Decomposition of geometric constraint graphs based on computing fundamental circuits. Correctness and complexity

• A new algorithm to solve the 2D geometric constraint problem is described.
• The graph is decomposed according to a set of fundamental circuits.
• Fundamental circuits are induced by a spanning tree.
• We prove the algorithm soundness.
• The worst running time is quadratic with the number of geometric elements.

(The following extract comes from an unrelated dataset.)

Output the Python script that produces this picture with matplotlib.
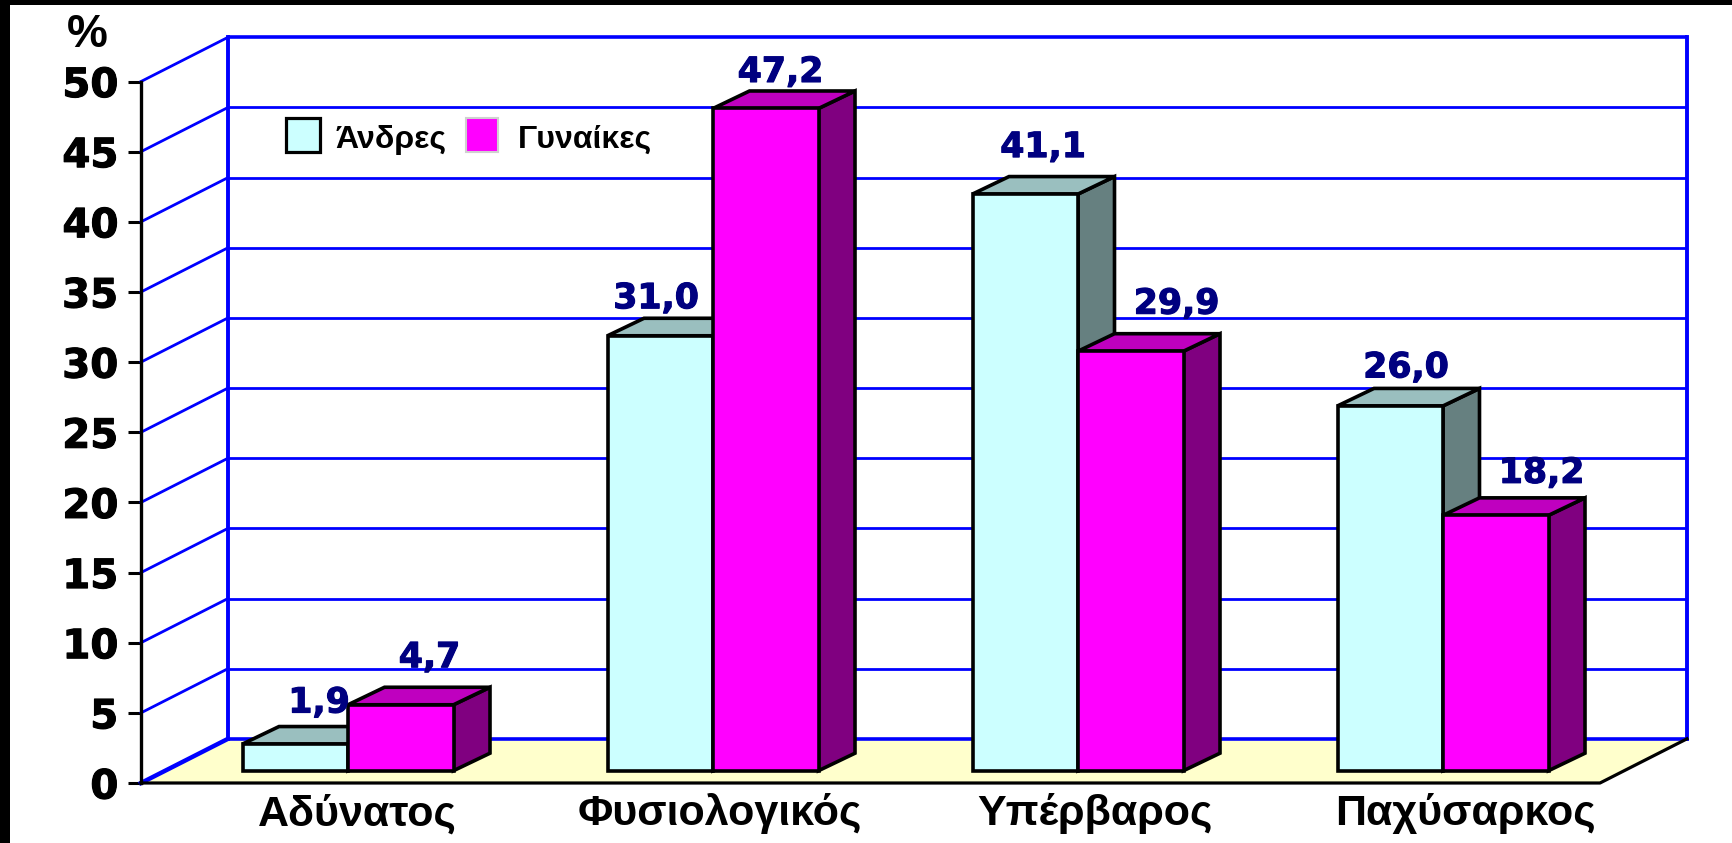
import matplotlib
matplotlib.use('Agg')
import matplotlib.pyplot as plt
from matplotlib.patches import Polygon, Rectangle
import matplotlib.patheffects as pe

categories = ['Αδύνατος', 'Φυσιολογικός', 'Υπέρβαρος', 'Παχύσαρκος']
men = [1.9, 31.0, 41.1, 26.0]
women = [4.7, 47.2, 29.9, 18.2]
y_ticks = [0, 5, 10, 15, 20, 25, 30, 35, 40, 45, 50]
series_names = ['Άνδρες', 'Γυναίκες']

W, H = 1733, 843
# one category = 365 px, one percent = 14.03 px
UX, UY = 365.0, 14.03
X0, Y0 = 348.0, 783.0

def px(x):
    return (x - X0) / UX

def py(y):
    return (Y0 - y) / UY

men_cols = ['#CCFFFF', '#9ABFBF', '#668080']
women_cols = ['#FF00FF', '#BF00BF', '#800080']
blue = '#0000FF'

fig = plt.figure(figsize=(W / 100, H / 100), dpi=100, facecolor='white')
ax = fig.add_axes([0, 0, 1, 1])
ax.set_xlim(px(0), px(W))
ax.set_ylim(py(H), py(0))
ax.patch.set_visible(False)

# walls depth, in axis units
left = px(141)
wall_dx = 87 / UX
wall_dy = 44.2 / UY
right = px(1600)

# floor
ax.add_patch(Polygon([(left, 0), (left + wall_dx, wall_dy), (right + wall_dx, wall_dy), (right, 0)],
                     closed=True, fc='#FFFFCC', ec='none', zorder=1))

# back wall and side wall lines
for t in y_ticks:
    lw = 2.6 if t in (0, 50) else 2.0
    ax.plot([left + wall_dx, right + wall_dx], [t + wall_dy, t + wall_dy], color=blue, lw=lw, zorder=2,
            solid_capstyle='butt')
    ax.plot([left, left + wall_dx], [t, t + wall_dy], color=blue, lw=3.2 if t == 0 else 2.0, zorder=2)
ax.plot([left + wall_dx] * 2, [wall_dy, 50 + wall_dy], color=blue, lw=2.8, zorder=2)
ax.plot([right + wall_dx] * 2, [wall_dy, 50 + wall_dy], color=blue, lw=2.8, zorder=2)

# floor front edges
ax.plot([left, right, right + wall_dx], [0, 0, wall_dy], color='black', lw=2.3, zorder=3)

# bars
bar_w = 105.5 / UX
base = 12.3 / UY
dep_x = 36.5 / UX
dep_y = 17.5 / UY
shift = [0, 0, 0, 0]

def bar3d(x, v, cols, z):
    b = base
    t = base + v
    front = [(x, b), (x + bar_w, b), (x + bar_w, t), (x, t)]
    top = [(x, t), (x + bar_w, t), (x + bar_w + dep_x, t + dep_y), (x + dep_x, t + dep_y)]
    side = [(x + bar_w, b), (x + bar_w + dep_x, b + dep_y), (x + bar_w + dep_x, t + dep_y), (x + bar_w, t)]
    for pts, c in ((side, cols[2]), (top, cols[1]), (front, cols[0])):
        ax.add_patch(Polygon(pts, closed=True, fc=c, ec='black', lw=2.6, joinstyle='miter', zorder=z))

for i in range(len(categories)):
    c = i + shift[i]
    bar3d(c - bar_w, men[i], men_cols, 5 + i)
    bar3d(c, women[i], women_cols, 5 + i)

# value labels, nudged by hand from the bar corner (px)
men_off = [(-29, 24), (-57, 20), (-35, 29.5), (-37, 21)]
women_off = [(-24, 30), (-38, 19), (-7, 30), (-7, 25)]
for i in range(len(categories)):
    c = i + shift[i]
    for v, off, xx in ((men[i], men_off[i], c), (women[i], women_off[i], c + bar_w)):
        s = ('%.1f' % v).replace('.', ',')
        ax.text(xx + off[0] / UX, base + v + dep_y + off[1] / UY, s, color='#000080', family='DejaVu Sans',
                fontweight='bold', fontsize=25, ha='center', va='center', zorder=20,
                path_effects=[pe.withStroke(linewidth=0.8, foreground='#000080')])

# y axis on the front edge
for s in ('top', 'right', 'bottom'):
    ax.spines[s].set_visible(False)
ax.spines['left'].set_position(('data', left))
ax.spines['left'].set_bounds(0, 50)
ax.spines['left'].set_linewidth(2.4)
ax.spines['left'].set_zorder(4)
ax.set_xticks([])
ax.set_yticks(y_ticks)
ax.set_yticklabels([str(t) for t in y_ticks], family='DejaVu Sans', fontweight='bold', fontsize=29,
                   path_effects=[pe.withStroke(linewidth=0.8, foreground='black')])
ax.tick_params(axis='y', direction='out', length=9.4, width=2.2, pad=7)

ax.text(px(87), py(35), '%', family='Liberation Sans', fontweight='bold', fontsize=33,
        ha='center', va='center')

# category names
label_x = [357, 720, 1095, 1465]
for name, x in zip(categories, label_x):
    ax.text(px(x), py(814), name, family='Liberation Sans', fontweight='bold', fontsize=31,
            ha='center', va='center')

# legend
ax.add_patch(Rectangle((px(286), py(152)), 34 / UX, 34 / UY, fc=men_cols[0], ec='black', lw=2.3, zorder=6))
ax.add_patch(Rectangle((px(466), py(152)), 32 / UX, 34 / UY, fc=women_cols[0], ec='#D0D0D0', lw=1.5, zorder=6))
ax.text(px(335), py(140), series_names[0], family='Liberation Sans', fontweight='bold', fontsize=23,
        ha='left', va='center', zorder=6)
ax.text(px(518), py(140), series_names[1], family='Liberation Sans', fontweight='bold', fontsize=23,
        ha='left', va='center', zorder=6)

# black frame strips left and top of the picture
fig.patches.append(Rectangle((0, 0), 10 / W, 1, transform=fig.transFigure, fc='black', ec='none'))
fig.patches.append(Rectangle((0, 1 - 4.5 / H), 1, 4.5 / H, transform=fig.transFigure, fc='black', ec='none'))

fig.savefig('out.png', dpi=100)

In geometric constraint solving, Decomposition–Recombination solvers (DR-solvers) refer to a general solving approach where the problem is divided into a set of sub-problems, each sub-problem is recursively divided until reaching basic problems which are solved by a dedicated equational solver. Then the solution to the starting problem is computed by merging the solutions to the sub-problems.Triangle- or tree-decomposition is one of the most widely used approaches in the decomposition step in DR-solvers. It may be seen as decomposing a graph into three subgraphs such that subgraphs pairwise share one graph vertex. Shared vertices are called hinges. Then a merging step places the geometry in each sub-problem with respect to the other two.In this work we report on a new algorithm to decompose biconnected geometric constraint graphs by searching for hinges in fundamental circuits of a specific planar embedding of the constraint graph. We prove that the algorithm is correct.